EXERCISE OBJECTIVE:
Print the lines starting at the line containing "Convert this diagram to TikZ code." and ending at the line containing "(fork) at (815,356.5);", exactly and in full, without the pictures.

DATASET ROWS:

※

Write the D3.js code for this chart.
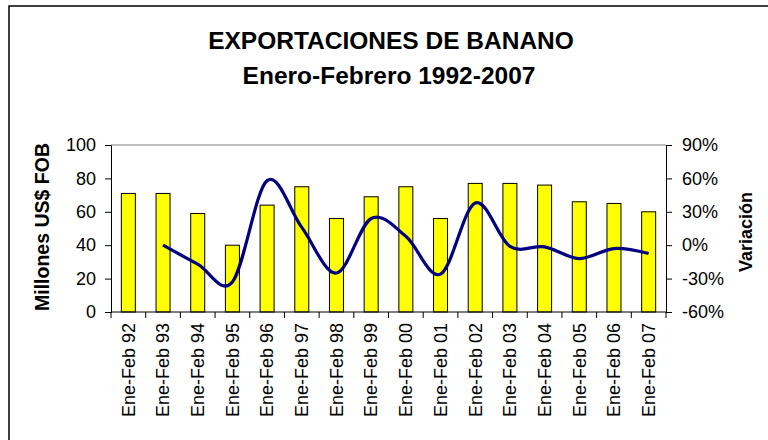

※

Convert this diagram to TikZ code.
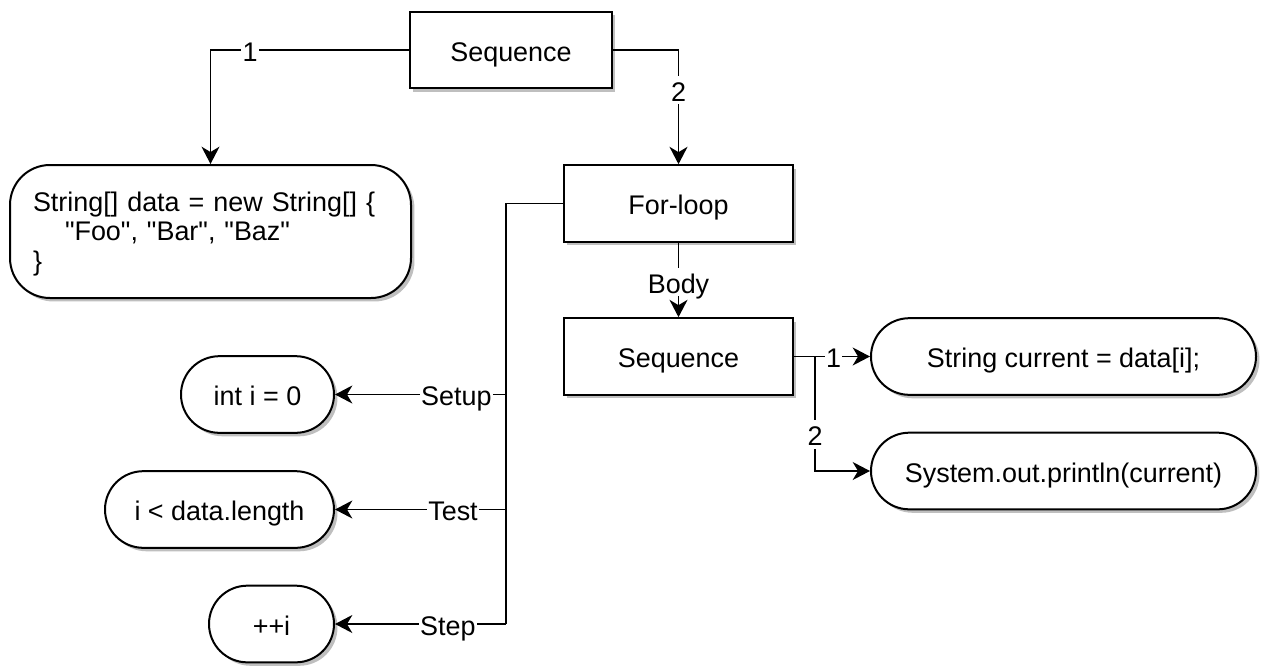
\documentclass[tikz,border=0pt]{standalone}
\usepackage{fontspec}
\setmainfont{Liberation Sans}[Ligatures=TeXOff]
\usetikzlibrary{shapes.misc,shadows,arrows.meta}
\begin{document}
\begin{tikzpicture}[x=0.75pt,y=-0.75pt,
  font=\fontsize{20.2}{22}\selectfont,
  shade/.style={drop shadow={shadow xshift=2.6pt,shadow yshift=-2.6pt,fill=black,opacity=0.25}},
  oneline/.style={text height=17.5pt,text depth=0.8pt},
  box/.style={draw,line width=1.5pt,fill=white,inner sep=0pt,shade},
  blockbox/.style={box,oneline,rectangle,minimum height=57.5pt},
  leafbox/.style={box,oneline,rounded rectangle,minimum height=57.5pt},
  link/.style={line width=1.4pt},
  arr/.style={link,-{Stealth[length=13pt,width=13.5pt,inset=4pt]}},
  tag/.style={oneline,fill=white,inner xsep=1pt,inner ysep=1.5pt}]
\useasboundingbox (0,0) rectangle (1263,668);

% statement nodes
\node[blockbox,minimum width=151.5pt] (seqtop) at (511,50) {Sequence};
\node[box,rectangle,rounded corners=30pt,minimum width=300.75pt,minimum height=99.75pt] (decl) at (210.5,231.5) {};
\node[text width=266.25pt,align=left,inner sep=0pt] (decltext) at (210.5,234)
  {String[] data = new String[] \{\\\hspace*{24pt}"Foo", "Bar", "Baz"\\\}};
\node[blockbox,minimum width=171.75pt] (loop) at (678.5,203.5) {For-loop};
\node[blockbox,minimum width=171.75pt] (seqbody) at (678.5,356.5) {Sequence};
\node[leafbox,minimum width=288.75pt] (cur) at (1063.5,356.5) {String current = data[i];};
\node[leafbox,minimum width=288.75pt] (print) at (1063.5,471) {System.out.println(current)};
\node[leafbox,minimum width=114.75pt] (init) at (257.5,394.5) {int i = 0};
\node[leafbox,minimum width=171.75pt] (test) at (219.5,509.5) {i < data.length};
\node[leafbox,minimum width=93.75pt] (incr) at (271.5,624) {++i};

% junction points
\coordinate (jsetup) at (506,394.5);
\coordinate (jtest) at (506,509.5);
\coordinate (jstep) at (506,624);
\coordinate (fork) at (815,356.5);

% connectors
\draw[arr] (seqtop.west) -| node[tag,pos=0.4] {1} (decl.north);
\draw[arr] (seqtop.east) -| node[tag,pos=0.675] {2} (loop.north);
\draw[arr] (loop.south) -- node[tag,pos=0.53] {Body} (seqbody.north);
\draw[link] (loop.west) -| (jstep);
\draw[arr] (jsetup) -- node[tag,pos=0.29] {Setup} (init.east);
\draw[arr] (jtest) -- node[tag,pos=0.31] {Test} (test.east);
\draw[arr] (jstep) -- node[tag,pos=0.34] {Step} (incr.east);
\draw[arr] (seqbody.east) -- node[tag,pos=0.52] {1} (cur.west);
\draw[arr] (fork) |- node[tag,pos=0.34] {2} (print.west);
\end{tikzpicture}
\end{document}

※

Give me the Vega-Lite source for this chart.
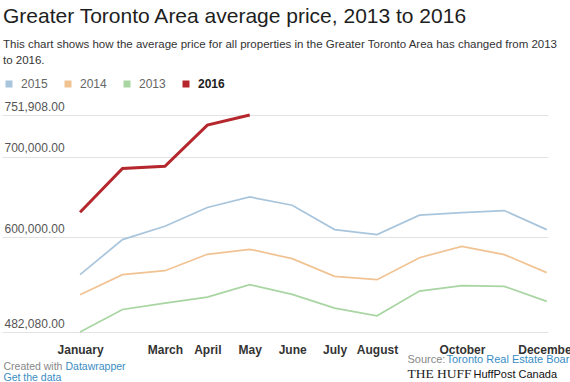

※

WORKED ANSWER:
Convert this diagram to TikZ code.
\documentclass[tikz,border=0pt]{standalone}
\usepackage{fontspec}
\setmainfont{Liberation Sans}[Ligatures=TeXOff]
\usetikzlibrary{shapes.misc,shadows,arrows.meta}
\begin{document}
\begin{tikzpicture}[x=0.75pt,y=-0.75pt,
  font=\fontsize{20.2}{22}\selectfont,
  shade/.style={drop shadow={shadow xshift=2.6pt,shadow yshift=-2.6pt,fill=black,opacity=0.25}},
  oneline/.style={text height=17.5pt,text depth=0.8pt},
  box/.style={draw,line width=1.5pt,fill=white,inner sep=0pt,shade},
  blockbox/.style={box,oneline,rectangle,minimum height=57.5pt},
  leafbox/.style={box,oneline,rounded rectangle,minimum height=57.5pt},
  link/.style={line width=1.4pt},
  arr/.style={link,-{Stealth[length=13pt,width=13.5pt,inset=4pt]}},
  tag/.style={oneline,fill=white,inner xsep=1pt,inner ysep=1.5pt}]
\useasboundingbox (0,0) rectangle (1263,668);

% statement nodes
\node[blockbox,minimum width=151.5pt] (seqtop) at (511,50) {Sequence};
\node[box,rectangle,rounded corners=30pt,minimum width=300.75pt,minimum height=99.75pt] (decl) at (210.5,231.5) {};
\node[text width=266.25pt,align=left,inner sep=0pt] (decltext) at (210.5,234)
  {String[] data = new String[] \{\\\hspace*{24pt}"Foo", "Bar", "Baz"\\\}};
\node[blockbox,minimum width=171.75pt] (loop) at (678.5,203.5) {For-loop};
\node[blockbox,minimum width=171.75pt] (seqbody) at (678.5,356.5) {Sequence};
\node[leafbox,minimum width=288.75pt] (cur) at (1063.5,356.5) {String current = data[i];};
\node[leafbox,minimum width=288.75pt] (print) at (1063.5,471) {System.out.println(current)};
\node[leafbox,minimum width=114.75pt] (init) at (257.5,394.5) {int i = 0};
\node[leafbox,minimum width=171.75pt] (test) at (219.5,509.5) {i < data.length};
\node[leafbox,minimum width=93.75pt] (incr) at (271.5,624) {++i};

% junction points
\coordinate (jsetup) at (506,394.5);
\coordinate (jtest) at (506,509.5);
\coordinate (jstep) at (506,624);
\coordinate (fork) at (815,356.5);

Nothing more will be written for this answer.